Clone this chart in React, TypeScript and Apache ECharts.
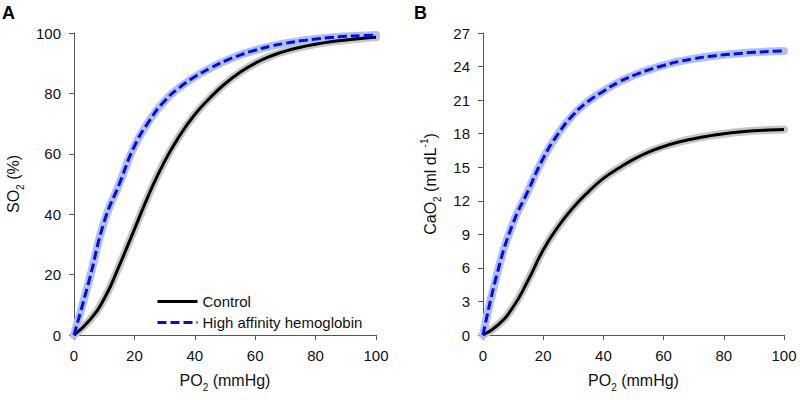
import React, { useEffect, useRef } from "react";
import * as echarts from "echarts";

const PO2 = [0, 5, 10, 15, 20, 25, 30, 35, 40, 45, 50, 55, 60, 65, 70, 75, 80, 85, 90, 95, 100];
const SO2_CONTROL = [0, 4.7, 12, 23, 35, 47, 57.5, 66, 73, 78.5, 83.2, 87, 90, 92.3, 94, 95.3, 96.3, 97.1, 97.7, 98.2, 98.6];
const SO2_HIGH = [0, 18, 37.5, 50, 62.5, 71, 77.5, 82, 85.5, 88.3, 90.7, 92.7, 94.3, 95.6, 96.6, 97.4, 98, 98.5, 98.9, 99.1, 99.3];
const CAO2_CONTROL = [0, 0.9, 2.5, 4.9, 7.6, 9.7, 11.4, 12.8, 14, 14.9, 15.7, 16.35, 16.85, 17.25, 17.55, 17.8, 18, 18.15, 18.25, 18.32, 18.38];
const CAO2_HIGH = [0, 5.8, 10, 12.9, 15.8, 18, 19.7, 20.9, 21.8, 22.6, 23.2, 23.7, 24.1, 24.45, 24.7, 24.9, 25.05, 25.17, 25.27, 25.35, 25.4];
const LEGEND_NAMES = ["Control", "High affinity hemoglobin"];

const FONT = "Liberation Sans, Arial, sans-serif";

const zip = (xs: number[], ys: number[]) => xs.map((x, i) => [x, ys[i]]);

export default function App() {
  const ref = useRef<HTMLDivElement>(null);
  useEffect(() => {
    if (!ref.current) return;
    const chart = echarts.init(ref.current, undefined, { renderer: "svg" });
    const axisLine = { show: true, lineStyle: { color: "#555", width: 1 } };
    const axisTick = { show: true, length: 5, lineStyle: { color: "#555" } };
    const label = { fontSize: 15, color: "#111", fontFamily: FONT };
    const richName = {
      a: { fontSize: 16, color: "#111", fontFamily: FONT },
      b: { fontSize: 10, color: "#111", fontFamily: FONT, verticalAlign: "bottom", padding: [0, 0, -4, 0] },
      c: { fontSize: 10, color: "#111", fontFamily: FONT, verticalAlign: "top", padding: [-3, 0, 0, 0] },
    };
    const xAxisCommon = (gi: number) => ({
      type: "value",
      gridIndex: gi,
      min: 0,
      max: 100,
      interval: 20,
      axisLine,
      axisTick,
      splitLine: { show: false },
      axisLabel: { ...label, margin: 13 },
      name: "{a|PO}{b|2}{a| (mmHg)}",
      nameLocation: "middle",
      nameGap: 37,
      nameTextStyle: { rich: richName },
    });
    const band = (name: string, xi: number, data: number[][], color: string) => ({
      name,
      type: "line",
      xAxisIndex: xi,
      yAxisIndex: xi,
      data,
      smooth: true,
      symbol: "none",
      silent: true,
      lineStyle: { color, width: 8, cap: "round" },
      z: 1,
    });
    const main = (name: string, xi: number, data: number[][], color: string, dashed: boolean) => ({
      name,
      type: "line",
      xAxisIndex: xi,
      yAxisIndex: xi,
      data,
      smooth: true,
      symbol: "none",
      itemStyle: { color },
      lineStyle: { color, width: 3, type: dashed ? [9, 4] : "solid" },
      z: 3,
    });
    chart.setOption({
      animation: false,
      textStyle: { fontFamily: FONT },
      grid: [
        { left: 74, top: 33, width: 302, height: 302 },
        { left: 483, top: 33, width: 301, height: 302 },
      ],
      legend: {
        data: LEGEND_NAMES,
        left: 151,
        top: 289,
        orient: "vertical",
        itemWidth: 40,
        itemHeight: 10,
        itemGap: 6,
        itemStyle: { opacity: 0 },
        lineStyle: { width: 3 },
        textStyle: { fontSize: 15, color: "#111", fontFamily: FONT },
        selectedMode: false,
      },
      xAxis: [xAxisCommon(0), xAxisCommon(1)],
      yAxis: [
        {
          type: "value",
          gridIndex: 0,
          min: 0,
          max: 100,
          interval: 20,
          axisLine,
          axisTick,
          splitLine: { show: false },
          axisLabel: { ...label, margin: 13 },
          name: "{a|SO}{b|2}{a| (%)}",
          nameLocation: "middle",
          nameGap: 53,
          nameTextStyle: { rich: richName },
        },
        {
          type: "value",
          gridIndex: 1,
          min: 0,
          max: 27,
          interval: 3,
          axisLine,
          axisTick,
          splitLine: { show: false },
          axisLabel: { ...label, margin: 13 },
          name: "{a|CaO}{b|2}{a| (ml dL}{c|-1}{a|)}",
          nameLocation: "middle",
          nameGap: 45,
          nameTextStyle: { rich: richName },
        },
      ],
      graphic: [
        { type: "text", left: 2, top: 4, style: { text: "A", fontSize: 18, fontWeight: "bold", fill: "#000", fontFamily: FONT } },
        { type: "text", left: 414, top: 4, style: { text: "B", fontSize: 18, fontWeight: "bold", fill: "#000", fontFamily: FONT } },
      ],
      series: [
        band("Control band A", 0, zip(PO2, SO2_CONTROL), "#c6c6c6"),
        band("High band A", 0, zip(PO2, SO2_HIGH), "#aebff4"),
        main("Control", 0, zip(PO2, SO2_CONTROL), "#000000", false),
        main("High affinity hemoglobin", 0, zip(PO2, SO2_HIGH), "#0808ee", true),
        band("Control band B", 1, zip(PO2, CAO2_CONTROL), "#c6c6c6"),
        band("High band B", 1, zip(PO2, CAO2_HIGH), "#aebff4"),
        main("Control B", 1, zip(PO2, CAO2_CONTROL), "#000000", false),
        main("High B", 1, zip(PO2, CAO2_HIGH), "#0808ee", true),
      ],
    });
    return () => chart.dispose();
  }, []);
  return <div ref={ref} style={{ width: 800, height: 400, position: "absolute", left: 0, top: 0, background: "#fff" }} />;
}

• **TASK STATEMENT**
Set down all the data again exactly as above, pictures excluded.

• **SOLUTION TO THIS EXERCISE**
Clone this chart in React, TypeScript and Apache ECharts.
import React, { useEffect, useRef } from "react";
import * as echarts from "echarts";

const PO2 = [0, 5, 10, 15, 20, 25, 30, 35, 40, 45, 50, 55, 60, 65, 70, 75, 80, 85, 90, 95, 100];
const SO2_CONTROL = [0, 4.7, 12, 23, 35, 47, 57.5, 66, 73, 78.5, 83.2, 87, 90, 92.3, 94, 95.3, 96.3, 97.1, 97.7, 98.2, 98.6];
const SO2_HIGH = [0, 18, 37.5, 50, 62.5, 71, 77.5, 82, 85.5, 88.3, 90.7, 92.7, 94.3, 95.6, 96.6, 97.4, 98, 98.5, 98.9, 99.1, 99.3];
const CAO2_CONTROL = [0, 0.9, 2.5, 4.9, 7.6, 9.7, 11.4, 12.8, 14, 14.9, 15.7, 16.35, 16.85, 17.25, 17.55, 17.8, 18, 18.15, 18.25, 18.32, 18.38];
const CAO2_HIGH = [0, 5.8, 10, 12.9, 15.8, 18, 19.7, 20.9, 21.8, 22.6, 23.2, 23.7, 24.1, 24.45, 24.7, 24.9, 25.05, 25.17, 25.27, 25.35, 25.4];
const LEGEND_NAMES = ["Control", "High affinity hemoglobin"];

const FONT = "Liberation Sans, Arial, sans-serif";

const zip = (xs: number[], ys: number[]) => xs.map((x, i) => [x, ys[i]]);

export default function App() {
  const ref = useRef<HTMLDivElement>(null);
  useEffect(() => {
    if (!ref.current) return;
    const chart = echarts.init(ref.current, undefined, { renderer: "svg" });
    const axisLine = { show: true, lineStyle: { color: "#555", width: 1 } };
    const axisTick = { show: true, length: 5, lineStyle: { color: "#555" } };
    const label = { fontSize: 15, color: "#111", fontFamily: FONT };
    const richName = {
      a: { fontSize: 16, color: "#111", fontFamily: FONT },
      b: { fontSize: 10, color: "#111", fontFamily: FONT, verticalAlign: "bottom", padding: [0, 0, -4, 0] },
      c: { fontSize: 10, color: "#111", fontFamily: FONT, verticalAlign: "top", padding: [-3, 0, 0, 0] },
    };
    const xAxisCommon = (gi: number) => ({
      type: "value",
      gridIndex: gi,
      min: 0,
      max: 100,
      interval: 20,
      axisLine,
      axisTick,
      splitLine: { show: false },
      axisLabel: { ...label, margin: 13 },
      name: "{a|PO}{b|2}{a| (mmHg)}",
      nameLocation: "middle",
      nameGap: 37,
      nameTextStyle: { rich: richName },
    });
    const band = (name: string, xi: number, data: number[][], color: string) => ({
      name,
      type: "line",
      xAxisIndex: xi,
      yAxisIndex: xi,
      data,
      smooth: true,
      symbol: "none",
      silent: true,
      lineStyle: { color, width: 8, cap: "round" },
      z: 1,
    });
    const main = (name: string, xi: number, data: number[][], color: string, dashed: boolean) => ({
      name,
      type: "line",
      xAxisIndex: xi,
      yAxisIndex: xi,
      data,
      smooth: true,
      symbol: "none",
      itemStyle: { color },
      lineStyle: { color, width: 3, type: dashed ? [9, 4] : "solid" },
      z: 3,
    });
    chart.setOption({
      animation: false,
      textStyle: { fontFamily: FONT },
      grid: [
        { left: 74, top: 33, width: 302, height: 302 },
        { left: 483, top: 33, width: 301, height: 302 },
      ],
      legend: {
        data: LEGEND_NAMES,
        left: 151,
        top: 289,
        orient: "vertical",
        itemWidth: 40,
        itemHeight: 10,
        itemGap: 6,
        itemStyle: { opacity: 0 },
        lineStyle: { width: 3 },
        textStyle: { fontSize: 15, color: "#111", fontFamily: FONT },
        selectedMode: false,
      },
      xAxis: [xAxisCommon(0), xAxisCommon(1)],
      yAxis: [
        {
          type: "value",
          gridIndex: 0,
          min: 0,
          max: 100,
          interval: 20,
          axisLine,
          axisTick,
          splitLine: { show: false },
          axisLabel: { ...label, margin: 13 },
          name: "{a|SO}{b|2}{a| (%)}",
          nameLocation: "middle",
          nameGap: 53,
          nameTextStyle: { rich: richName },
        },
        {
          type: "value",
          gridIndex: 1,
          min: 0,
          max: 27,
          interval: 3,
          axisLine,
          axisTick,
          splitLine: { show: false },
          axisLabel: { ...label, margin: 13 },
          name: "{a|CaO}{b|2}{a| (ml dL}{c|-1}{a|)}",
          nameLocation: "middle",
          nameGap: 45,
          nameTextStyle: { rich: richName },
        },
      ],
      graphic: [
        { type: "text", left: 2, top: 4, style: { text: "A", fontSize: 18, fontWeight: "bold", fill: "#000", fontFamily: FONT } },
        { type: "text", left: 414, top: 4, style: { text: "B", fontSize: 18, fontWeight: "bold", fill: "#000", fontFamily: FONT } },
      ],
      series: [
        band("Control band A", 0, zip(PO2, SO2_CONTROL), "#c6c6c6"),
        band("High band A", 0, zip(PO2, SO2_HIGH), "#aebff4"),
        main("Control", 0, zip(PO2, SO2_CONTROL), "#000000", false),
        main("High affinity hemoglobin", 0, zip(PO2, SO2_HIGH), "#0808ee", true),
        band("Control band B", 1, zip(PO2, CAO2_CONTROL), "#c6c6c6"),
        band("High band B", 1, zip(PO2, CAO2_HIGH), "#aebff4"),
        main("Control B", 1, zip(PO2, CAO2_CONTROL), "#000000", false),
        main("High B", 1, zip(PO2, CAO2_HIGH), "#0808ee", true),
      ],
    });
    return () => chart.dispose();
  }, []);
  return <div ref={ref} style={{ width: 800, height: 400, position: "absolute", left: 0, top: 0, background: "#fff" }} />;
}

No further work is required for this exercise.